I realize that there is a relation between teachers and students, teachers and courses, and students and courses; therefore, I plan to make three respective hidden layers which sum the weights of its inputs and apply an activation function. How could I store the weights associated with each teacher, student and course, though?
I have considered storing it in their respective tables, but I don't know how well that would scale (or for that matter, if it would work). I also considered storing it in a file and calling it like that, but I'm sure that would be even worse than storing it in a database.

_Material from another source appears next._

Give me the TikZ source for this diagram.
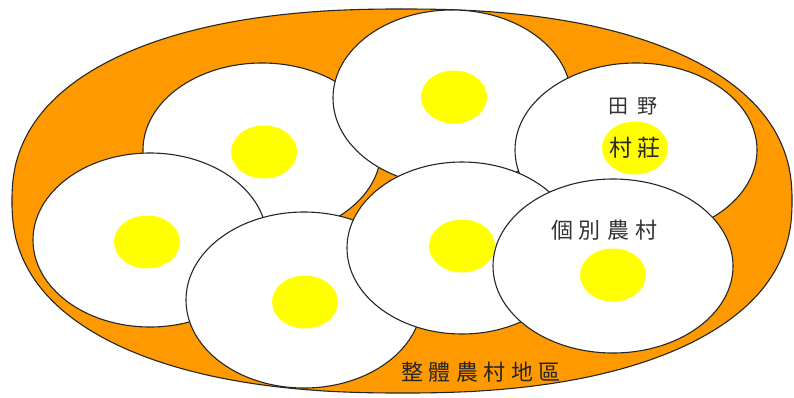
\documentclass[tikz,border=0pt]{standalone}
\usepackage{fontspec}
\newfontfamily\cjk{Noto Sans CJK TC}
\usetikzlibrary{shapes.geometric}
\definecolor{plate}{HTML}{FF9900}
\definecolor{yolk}{HTML}{FFFF00}
\begin{document}
\begin{tikzpicture}[x=1pt,y=-1pt,
  egg/.style={ellipse, draw=black!85, fill=white, line width=1.1pt, inner sep=0pt},
  yolkdot/.style={ellipse, fill=yolk, inner sep=0pt, minimum width=66pt, minimum height=53pt},
  lbl/.style={font=\cjk\fontsize{20}{20}\selectfont, text=black!80, inner sep=0pt}]
\useasboundingbox (0,0) rectangle (794,397);
% outer plate
\draw[fill=plate, draw=black!85, line width=1.1pt]
  plot[smooth cycle, domain=0.9:359.1, samples=200]
  ({402 + 390*cos(\x)/abs(cos(\x))*abs(cos(\x))^0.8696},
   {201 + 192*sin(\x)/abs(sin(\x))*abs(sin(\x))^0.8696});
% eggs
\node[egg, minimum width=238pt, minimum height=174pt] (A) at (262,150) {};
\node[yolkdot] (yA) at (264,152) {};
\node[egg, minimum width=238pt, minimum height=176pt] (B) at (452,98) {};
\node[yolkdot] (yB) at (454,97) {};
\node[egg, minimum width=242pt, minimum height=174pt] (C) at (636,150) {};
\node[yolkdot] (yC) at (635,148) {};
\node[egg, minimum width=234pt, minimum height=174pt] (D) at (150,240) {};
\node[yolkdot] (yD) at (147,242) {};
\node[egg, minimum width=236pt, minimum height=176pt] (E) at (304,300) {};
\node[yolkdot] (yE) at (305,302) {};
\node[egg, minimum width=230pt, minimum height=172pt] (F) at (462,248) {};
\node[yolkdot] (yF) at (462,246) {};
\node[egg, minimum width=240pt, minimum height=174pt] (G) at (613,266) {};
\node[yolkdot] (yG) at (613,275) {};
% labels
\node[lbl] (tianye) at (633,106) {田\hspace{9pt}野};
\node[lbl, font=\cjk\fontsize{23}{23}\selectfont, text=black!85] (cunzhuang) at (yC) {村\hspace{6pt}莊};
\node[lbl, font=\cjk\fontsize{22}{22}\selectfont] (gebie) at (604,230) {個\hspace{6pt}別\hspace{6pt}農\hspace{6pt}村};
\node[lbl, font=\cjk\fontsize{22}{22}\selectfont, text=black!85] (zhengti) at (481,372) {整\hspace{5.5pt}體\hspace{5.5pt}農\hspace{5.5pt}村\hspace{5.5pt}地\hspace{5.5pt}區};
\end{tikzpicture}
\end{document}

So the main question I have is: is it (objectively) efficient, in terms of space and computational complexity, and scalable, to store and manage separate, individual weights for each possible element of certain inputs in a SQL database outside of the neural network, if there are a finite (not necessarily small) amount of possible choices for such inputs, and still receive a reasonable output?
Regardless, I would like an explanation as to how come. I believe it would be just fine, but I can't justify it myself and so I'm asking for help. Thanks in advance!
(P.S.: If you realize any problems with my approach not covered in the scope of this question, or have general advice, please include it as an addendum to your answer or please message me).